While I appreciate Oxford & Merriam-Webster (hey, I never wrote a dictionary), I looked to scripture for more guidance. The Greek word for forgive is aphesis, which means dismissal, release, pardon; releasing someone from obligation or debt.
Notice in that particular definition, forgiveness does not depend on a feeling. As Christ followers, we are simply commanded to forgive … no matter what we feel … no matter how many times they have wronged us.
Luke 17:4 Even if that person wrongs you seven times a day and each time turns again and asks forgiveness, you MUST forgive.
Again … if it were that easy …
In the Lord’s prayer, Jesus asks the Father to “forgive our debts, AS we also have forgiven our debtors” (Matthew 6:12). If we are being real, would we want God to forgive us the way we forgive others? I think most of us would say a resounding NO. “We forgive those who sin against us so poorly, slowly, and stingily. What we want is lavish forgiveness and lavish love, but we don’t want to give it.” (Quote from “Where Prayer Becomes Real”)
It may help to understand that forgiving someone doesn’t mean you are condoning their behavior. They should still be held accountable and experience consequences for their actions. It also doesn’t require putting yourself in harm’s way over and over again. Forgiveness doesn’t guarantee reconciliation.

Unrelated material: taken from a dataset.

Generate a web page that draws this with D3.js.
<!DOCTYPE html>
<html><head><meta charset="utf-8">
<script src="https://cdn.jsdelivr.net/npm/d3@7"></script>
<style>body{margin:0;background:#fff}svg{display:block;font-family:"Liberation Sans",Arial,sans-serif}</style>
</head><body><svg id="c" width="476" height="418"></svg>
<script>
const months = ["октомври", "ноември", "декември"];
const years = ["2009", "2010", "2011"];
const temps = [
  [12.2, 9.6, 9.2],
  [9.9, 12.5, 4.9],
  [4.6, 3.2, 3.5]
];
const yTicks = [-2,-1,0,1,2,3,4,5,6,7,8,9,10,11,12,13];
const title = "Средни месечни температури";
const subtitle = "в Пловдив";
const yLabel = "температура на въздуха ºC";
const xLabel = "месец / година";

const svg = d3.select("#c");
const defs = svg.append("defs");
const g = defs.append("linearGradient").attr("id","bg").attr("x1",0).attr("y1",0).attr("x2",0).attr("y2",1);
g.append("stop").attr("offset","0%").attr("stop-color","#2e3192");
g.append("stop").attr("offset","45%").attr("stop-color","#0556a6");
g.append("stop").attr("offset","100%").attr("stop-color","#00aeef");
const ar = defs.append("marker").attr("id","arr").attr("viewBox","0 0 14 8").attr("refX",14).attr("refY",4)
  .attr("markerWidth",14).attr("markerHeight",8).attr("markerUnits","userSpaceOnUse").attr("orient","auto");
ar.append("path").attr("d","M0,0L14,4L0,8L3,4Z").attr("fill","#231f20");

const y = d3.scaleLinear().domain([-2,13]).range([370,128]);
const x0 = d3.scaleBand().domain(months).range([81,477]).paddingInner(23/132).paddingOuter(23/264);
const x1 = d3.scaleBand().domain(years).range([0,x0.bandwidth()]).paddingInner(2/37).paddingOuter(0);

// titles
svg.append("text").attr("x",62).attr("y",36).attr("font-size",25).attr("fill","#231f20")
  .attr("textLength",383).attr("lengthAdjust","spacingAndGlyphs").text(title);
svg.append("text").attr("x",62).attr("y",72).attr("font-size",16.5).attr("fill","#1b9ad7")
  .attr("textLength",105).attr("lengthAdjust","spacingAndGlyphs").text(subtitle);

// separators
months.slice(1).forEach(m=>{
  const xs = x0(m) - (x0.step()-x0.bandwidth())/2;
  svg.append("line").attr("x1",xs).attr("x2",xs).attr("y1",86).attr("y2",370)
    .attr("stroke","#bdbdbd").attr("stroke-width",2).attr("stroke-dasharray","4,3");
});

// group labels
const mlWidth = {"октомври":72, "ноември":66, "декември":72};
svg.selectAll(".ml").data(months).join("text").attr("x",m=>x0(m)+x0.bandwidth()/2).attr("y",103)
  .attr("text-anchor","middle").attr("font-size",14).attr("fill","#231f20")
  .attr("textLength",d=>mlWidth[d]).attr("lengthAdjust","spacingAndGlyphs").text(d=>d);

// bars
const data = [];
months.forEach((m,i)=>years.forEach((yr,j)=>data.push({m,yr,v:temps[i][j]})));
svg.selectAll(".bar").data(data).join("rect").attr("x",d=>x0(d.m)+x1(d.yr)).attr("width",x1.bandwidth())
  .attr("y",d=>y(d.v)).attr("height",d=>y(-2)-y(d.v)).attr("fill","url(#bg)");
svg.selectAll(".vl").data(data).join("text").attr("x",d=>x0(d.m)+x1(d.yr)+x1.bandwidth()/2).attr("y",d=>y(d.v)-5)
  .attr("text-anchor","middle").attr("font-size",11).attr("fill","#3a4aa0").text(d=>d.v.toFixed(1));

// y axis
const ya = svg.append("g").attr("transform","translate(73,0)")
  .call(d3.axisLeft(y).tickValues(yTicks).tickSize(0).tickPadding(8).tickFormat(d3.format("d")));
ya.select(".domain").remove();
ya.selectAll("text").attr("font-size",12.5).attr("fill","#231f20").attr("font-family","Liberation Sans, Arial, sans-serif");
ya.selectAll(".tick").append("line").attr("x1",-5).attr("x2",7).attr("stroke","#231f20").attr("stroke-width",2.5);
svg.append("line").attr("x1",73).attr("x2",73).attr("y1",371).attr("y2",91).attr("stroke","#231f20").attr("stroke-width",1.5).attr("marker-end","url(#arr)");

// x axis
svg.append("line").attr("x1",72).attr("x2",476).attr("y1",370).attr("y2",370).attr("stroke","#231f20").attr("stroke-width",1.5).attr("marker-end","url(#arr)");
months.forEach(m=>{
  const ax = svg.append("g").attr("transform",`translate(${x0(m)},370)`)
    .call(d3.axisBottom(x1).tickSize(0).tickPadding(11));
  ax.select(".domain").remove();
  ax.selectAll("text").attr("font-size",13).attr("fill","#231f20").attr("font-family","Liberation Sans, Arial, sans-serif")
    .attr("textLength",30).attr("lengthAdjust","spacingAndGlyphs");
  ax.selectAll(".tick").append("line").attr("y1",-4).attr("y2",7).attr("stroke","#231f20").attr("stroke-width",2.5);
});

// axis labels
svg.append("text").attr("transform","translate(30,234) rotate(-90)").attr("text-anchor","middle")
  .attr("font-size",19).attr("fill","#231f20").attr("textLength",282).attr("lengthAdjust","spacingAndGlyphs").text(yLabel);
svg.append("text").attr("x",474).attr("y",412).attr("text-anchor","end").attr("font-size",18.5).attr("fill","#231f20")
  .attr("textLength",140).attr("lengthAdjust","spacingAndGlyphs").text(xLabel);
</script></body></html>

In scripture, we don’t necessarily have a step-by-step guide for each situation we may encounter, but in addition to forgiving, we are instructed over and over again to show grace (Colossians 4:6), mercy (Matthew 5:7) and love (1 Corinthians 13). It is also clear that there are times we need to draw boundary lines (Romans 16:17). We must be as “wise as serpents, and innocent as doves” (Matthew 10:16) because sometimes we are dealing with people with ill-intent and evil motives.
Above all, pray. Anything God asks us to do, He is willing to help us do it. Ask Him for wisdom in how to handle the specific situation. Ask Him to remove the bitterness and heal the wounds caused by the offender. Ask God to give you a heart to forgive others the way He forgave and continues to forgive us.